_TASK OBJECTIVE_. From the records below, print only the part that opens with the line containing "Give me the matplotlib source for this chart." and closes with the line containing "lab.set_fontfamily(font)"; omit the pictures.

_SUPPLIED DATA_.

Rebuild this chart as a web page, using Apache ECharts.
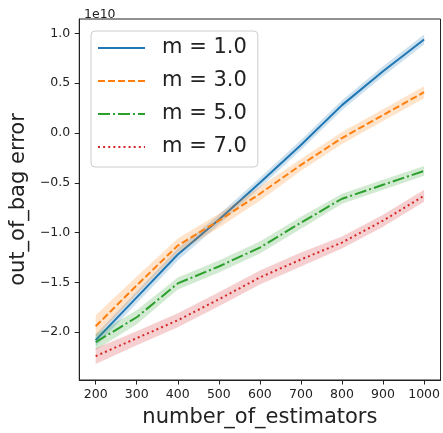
<!DOCTYPE html>
<html>
<head>
<meta charset="utf-8">
<script src="https://cdn.jsdelivr.net/npm/echarts@6/dist/echarts.min.js"></script>
<style>
html,body{margin:0;padding:0;background:#fff;}
#c{width:443px;height:433px;}
</style>
</head>
<body>
<div id="c"></div>
<script>
// ---- data (values in raw units; axis shows them scaled by 1e10) ----
const estimators = [200, 300, 400, 500, 600, 700, 800, 900, 1000];
const seriesNames = ['m = 1.0', 'm = 3.0', 'm = 5.0', 'm = 7.0'];
const m1Mean = [-2.08e10, -1.65e10, -1.22e10, -0.87e10, -0.50e10, -0.12e10, 0.28e10, 0.62e10, 0.94e10];
const m1Low  = [-2.14e10, -1.71e10, -1.28e10, -0.92e10, -0.55e10, -0.17e10, 0.23e10, 0.57e10, 0.89e10];
const m1High = [-2.02e10, -1.59e10, -1.16e10, -0.82e10, -0.45e10, -0.07e10, 0.33e10, 0.67e10, 0.99e10];
const m3Mean = [-1.94e10, -1.53e10, -1.13e10, -0.88e10, -0.61e10, -0.32e10, -0.05e10, 0.18e10, 0.41e10];
const m3Low  = [-2.05e10, -1.62e10, -1.20e10, -0.95e10, -0.68e10, -0.38e10, -0.11e10, 0.12e10, 0.35e10];
const m3High = [-1.83e10, -1.44e10, -1.06e10, -0.81e10, -0.54e10, -0.26e10, 0.01e10, 0.24e10, 0.47e10];
const m5Mean = [-2.10e10, -1.85e10, -1.51e10, -1.34e10, -1.15e10, -0.90e10, -0.66e10, -0.52e10, -0.38e10];
const m5Low  = [-2.18e10, -1.92e10, -1.57e10, -1.40e10, -1.21e10, -0.96e10, -0.71e10, -0.57e10, -0.43e10];
const m5High = [-2.02e10, -1.78e10, -1.45e10, -1.28e10, -1.09e10, -0.84e10, -0.61e10, -0.47e10, -0.33e10];
const m7Mean = [-2.24e10, -2.06e10, -1.88e10, -1.67e10, -1.45e10, -1.27e10, -1.10e10, -0.88e10, -0.63e10];
const m7Low  = [-2.32e10, -2.13e10, -1.95e10, -1.74e10, -1.52e10, -1.34e10, -1.16e10, -0.94e10, -0.69e10];
const m7High = [-2.16e10, -1.99e10, -1.81e10, -1.60e10, -1.38e10, -1.20e10, -1.04e10, -0.82e10, -0.57e10];
const xTicks = [200, 300, 400, 500, 600, 700, 800, 900, 1000];
const yTicks = [-2.0e10, -1.5e10, -1.0e10, -0.5e10, 0, 0.5e10, 1.0e10];
const yScaleLabel = '1e10';
const xAxisTitle = 'number_of_estimators';
const yAxisTitle = 'out_of_bag error';

// ---- styling ----
const colors = ['#1f77b4', '#ff7f0e', '#2ca02c', '#d62728'];
const dashes = ['solid', [7, 3], [12, 3, 2, 3], [2, 3.1]];
const means = [m1Mean, m3Mean, m5Mean, m7Mean];
const lows = [m1Low, m3Low, m5Low, m7Low];
const highs = [m1High, m3High, m5High, m7High];
const FONT = 'DejaVu Sans';

const series = [];
for (let i = 0; i < 4; i++) {
  series.push({
    name: seriesNames[i], type: 'line', symbol: 'none', z: 3 + i * 2,
    data: estimators.map((x, k) => [x, means[i][k]]),
    lineStyle: { color: colors[i], width: 2, type: dashes[i], cap: 'butt' },
    itemStyle: { color: colors[i] },
    animation: false
  });
  const lo = lows[i], hi = highs[i], col = colors[i];
  series.push({
    name: 'band' + i, type: 'custom', silent: true, z: 2 + i * 2,
    data: estimators.map((x, k) => [x, lo[k], hi[k]]),
    encode: { x: 0, y: [1, 2] },
    renderItem: function (params, api) {
      if (params.dataIndex !== 0) return null;
      const pts = [];
      for (let k = 0; k < estimators.length; k++) pts.push(api.coord([estimators[k], hi[k]]));
      for (let k = estimators.length - 1; k >= 0; k--) pts.push(api.coord([estimators[k], lo[k]]));
      return {
        type: 'polygon',
        shape: { points: pts },
        style: { fill: col, opacity: 0.22 }
      };
    },
    animation: false
  });
}

const fmtY = v => (v / 1e10).toFixed(1).replace('-', '\u2212');

const chart = echarts.init(document.getElementById('c'), null, { renderer: 'canvas' });
chart.setOption({
  animation: false,
  backgroundColor: '#ffffff',
  textStyle: { fontFamily: FONT },
  title: {
    text: yScaleLabel, left: 79, top: 3,
    textStyle: { fontFamily: FONT, fontSize: 12.5, fontWeight: 'normal', color: '#222' }
  },
  grid: {
    left: 79, top: 19, width: 365.5, height: 362.5,
    show: true, borderColor: '#222', borderWidth: 1, backgroundColor: 'transparent',
    containLabel: false
  },
  legend: {
    orient: 'vertical', left: 91, top: 31,
    data: seriesNames,
    itemStyle: { opacity: 0, borderWidth: 0 },
    itemWidth: 47, itemHeight: 14, itemGap: 11,
    padding: [6, 11, 9, 6],
    backgroundColor: 'rgba(255,255,255,0.8)',
    borderColor: '#cccccc', borderWidth: 1, borderRadius: 4,
    textStyle: { fontFamily: FONT, fontSize: 21, color: '#222', lineHeight: 22, padding: [0, 0, 0, 12] },
    selectedMode: false
  },
  xAxis: {
    type: 'value', min: 160, max: 1040,
    name: xAxisTitle, nameLocation: 'middle', nameGap: 27,
    nameTextStyle: { fontFamily: FONT, fontSize: 21, color: '#222' },
    axisLine: { show: true, onZero: false, lineStyle: { color: '#222', width: 1 } },
    axisTick: { show: true, length: 4.5, customValues: xTicks, lineStyle: { color: '#222' } },
    axisLabel: { customValues: xTicks, margin: 8, fontFamily: FONT, fontSize: 12.5, color: '#222', formatter: v => String(v) },
    splitLine: { show: false }
  },
  yAxis: {
    type: 'value', min: -2.48e10, max: 1.145e10,
    name: yAxisTitle, nameLocation: 'middle', nameGap: 37,
    nameTextStyle: { fontFamily: FONT, fontSize: 21, color: '#222' },
    axisLine: { show: true, onZero: false, lineStyle: { color: '#222', width: 1 } },
    axisTick: { show: true, length: 4.5, customValues: yTicks, lineStyle: { color: '#222' } },
    axisLabel: { customValues: yTicks, margin: 9, fontFamily: FONT, fontSize: 12.5, color: '#222', formatter: fmtY },
    splitLine: { show: false }
  },
  series: series
});
</script>
</body>
</html>
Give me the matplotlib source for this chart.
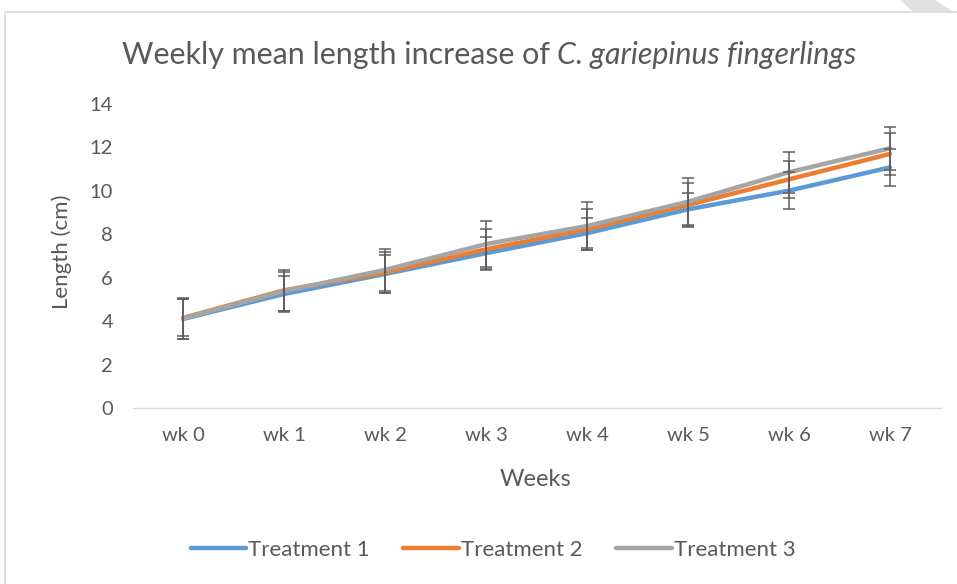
import matplotlib
matplotlib.use("Agg")
import matplotlib.pyplot as plt
from matplotlib.patches import Rectangle, Polygon
import numpy as np

weeks = ["wk 0", "wk 1", "wk 2", "wk 3", "wk 4", "wk 5", "wk 6", "wk 7"]
series_names = ["Treatment 1", "Treatment 2", "Treatment 3"]
t1 = [4.10, 5.25, 6.17, 7.13, 8.05, 9.15, 10.01, 11.08]
t2 = [4.15, 5.42, 6.24, 7.31, 8.23, 9.35, 10.53, 11.70]
t3 = [4.12, 5.38, 6.36, 7.55, 8.38, 9.50, 10.86, 11.96]
e1 = [0.90, 0.85, 0.86, 0.75, 0.70, 0.75, 0.85, 0.85]
e2 = [0.85, 0.95, 0.94, 0.95, 0.95, 1.00, 0.85, 0.95]
e3 = [0.95, 0.90, 0.97, 1.05, 1.10, 1.08, 0.95, 1.00]
yticks = [0, 2, 4, 6, 8, 10, 12, 14]

colors = ["#5B9BD5", "#ED7D31", "#A5A5A5"]
txt = "#595959"
font = "Lato"

W, H = 957, 584
fig = plt.figure(figsize=(W / 100, H / 100), dpi=100)

# outer chart border
fig.patches.append(Rectangle((5 / W, -0.05), 1.1, 1 - 12 / H + 0.05, transform=fig.transFigure,
                             fill=False, edgecolor="#D9D9D9", linewidth=1.2))
fig.patches.append(Polygon([(900 / W, 1), (935 / W, 1), (952 / W, 1 - 11 / H), (912 / W, 1 - 11 / H)],
                           closed=True, transform=fig.transFigure, facecolor="#E0E0E0", edgecolor="none"))

ax = fig.add_axes([132.5 / W, 1 - 408 / H, 808 / W, 304 / H])
x = np.arange(len(weeks))
for vals, c, n in zip([t1, t2, t3], colors, series_names):
    ax.plot(x, vals, color=c, linewidth=3.2, solid_capstyle="round", label=n, zorder=3)
for vals, errs in zip([t1, t2, t3], [e1, e2, e3]):
    ax.errorbar(x, vals, yerr=errs, fmt="none", ecolor="#5F5F5F", elinewidth=1.1,
                capsize=4.6, capthick=1.1, zorder=4)

ax.set_xlim(-0.5, len(weeks) - 0.5)
ax.set_ylim(0, 14)
ax.set_yticks(yticks)
ax.set_yticklabels([str(v) for v in yticks])
ax.set_xticks(x)
ax.set_xticklabels(weeks)
for s in ["top", "right", "left"]:
    ax.spines[s].set_visible(False)
ax.spines["bottom"].set_color("#D9D9D9")
ax.spines["bottom"].set_linewidth(1.0)
ax.tick_params(axis="both", length=0, labelcolor=txt, labelsize=14.5)
ax.tick_params(axis="y", pad=14)
ax.tick_params(axis="x", pad=14)
for lab in ax.get_xticklabels() + ax.get_yticklabels():
    lab.set_fontfamily(font)

fig.text(62 / W, 1 - 252 / H, "Length (cm)", rotation=90, ha="center", va="center",
         fontsize=16, color=txt, fontfamily=font)
fig.text(536 / W, 1 - 480 / H, "Weeks", ha="center", va="center",
         fontsize=17, color=txt, fontfamily=font)

# title with italic part, scaled to the reference width
fig.canvas.draw()
r = fig.canvas.get_renderer()
fs = 20
t_a = fig.text(0, 1 - 55 / H, "Weekly mean length increase of ", ha="left", va="center",
               fontsize=fs, color=txt, fontfamily=font)
t_b = fig.text(0, 1 - 55 / H, "C. gariepinus fingerlings", ha="left", va="center",
               fontsize=fs, color=txt, fontfamily=font, fontstyle="italic")
wa = t_a.get_window_extent(r).width
wb = t_b.get_window_extent(r).width
fs = fs * 735 / (wa + wb)
t_a.set_fontsize(fs)
t_b.set_fontsize(fs)
wa = t_a.get_window_extent(r).width
wb = t_b.get_window_extent(r).width
start = 489 - (wa + wb) / 2
t_a.set_x(start / W)
t_b.set_x((start + wa) / W)

leg = fig.legend(loc="center", bbox_to_anchor=(493 / W, 1 - 550 / H), ncol=3, frameon=False,
                 handlelength=2.5, handletextpad=0.1, columnspacing=1.5,
                 prop={"family": font, "size": 16})
for h in leg.get_lines():
    h.set_linewidth(3.2)
for t in leg.get_texts():
    t.set_color(txt)

fig.savefig("out.png", dpi=100)
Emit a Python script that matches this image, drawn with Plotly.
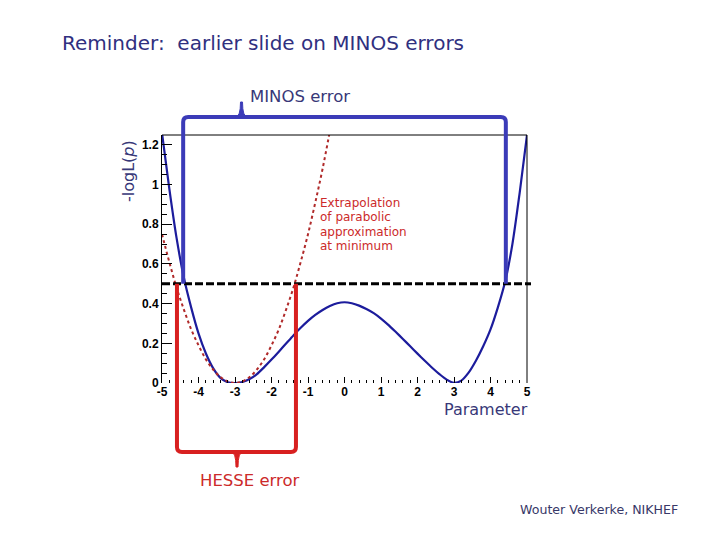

_REPLY_.
Give me the matplotlib source for this chart.
import matplotlib
matplotlib.use("Agg")
import matplotlib.pyplot as plt
from matplotlib.patches import Rectangle, Polygon
import numpy as np

weeks = ["wk 0", "wk 1", "wk 2", "wk 3", "wk 4", "wk 5", "wk 6", "wk 7"]
series_names = ["Treatment 1", "Treatment 2", "Treatment 3"]
t1 = [4.10, 5.25, 6.17, 7.13, 8.05, 9.15, 10.01, 11.08]
t2 = [4.15, 5.42, 6.24, 7.31, 8.23, 9.35, 10.53, 11.70]
t3 = [4.12, 5.38, 6.36, 7.55, 8.38, 9.50, 10.86, 11.96]
e1 = [0.90, 0.85, 0.86, 0.75, 0.70, 0.75, 0.85, 0.85]
e2 = [0.85, 0.95, 0.94, 0.95, 0.95, 1.00, 0.85, 0.95]
e3 = [0.95, 0.90, 0.97, 1.05, 1.10, 1.08, 0.95, 1.00]
yticks = [0, 2, 4, 6, 8, 10, 12, 14]

colors = ["#5B9BD5", "#ED7D31", "#A5A5A5"]
txt = "#595959"
font = "Lato"

W, H = 957, 584
fig = plt.figure(figsize=(W / 100, H / 100), dpi=100)

# outer chart border
fig.patches.append(Rectangle((5 / W, -0.05), 1.1, 1 - 12 / H + 0.05, transform=fig.transFigure,
                             fill=False, edgecolor="#D9D9D9", linewidth=1.2))
fig.patches.append(Polygon([(900 / W, 1), (935 / W, 1), (952 / W, 1 - 11 / H), (912 / W, 1 - 11 / H)],
                           closed=True, transform=fig.transFigure, facecolor="#E0E0E0", edgecolor="none"))

ax = fig.add_axes([132.5 / W, 1 - 408 / H, 808 / W, 304 / H])
x = np.arange(len(weeks))
for vals, c, n in zip([t1, t2, t3], colors, series_names):
    ax.plot(x, vals, color=c, linewidth=3.2, solid_capstyle="round", label=n, zorder=3)
for vals, errs in zip([t1, t2, t3], [e1, e2, e3]):
    ax.errorbar(x, vals, yerr=errs, fmt="none", ecolor="#5F5F5F", elinewidth=1.1,
                capsize=4.6, capthick=1.1, zorder=4)

ax.set_xlim(-0.5, len(weeks) - 0.5)
ax.set_ylim(0, 14)
ax.set_yticks(yticks)
ax.set_yticklabels([str(v) for v in yticks])
ax.set_xticks(x)
ax.set_xticklabels(weeks)
for s in ["top", "right", "left"]:
    ax.spines[s].set_visible(False)
ax.spines["bottom"].set_color("#D9D9D9")
ax.spines["bottom"].set_linewidth(1.0)
ax.tick_params(axis="both", length=0, labelcolor=txt, labelsize=14.5)
ax.tick_params(axis="y", pad=14)
ax.tick_params(axis="x", pad=14)
for lab in ax.get_xticklabels() + ax.get_yticklabels():
    lab.set_fontfamily(font)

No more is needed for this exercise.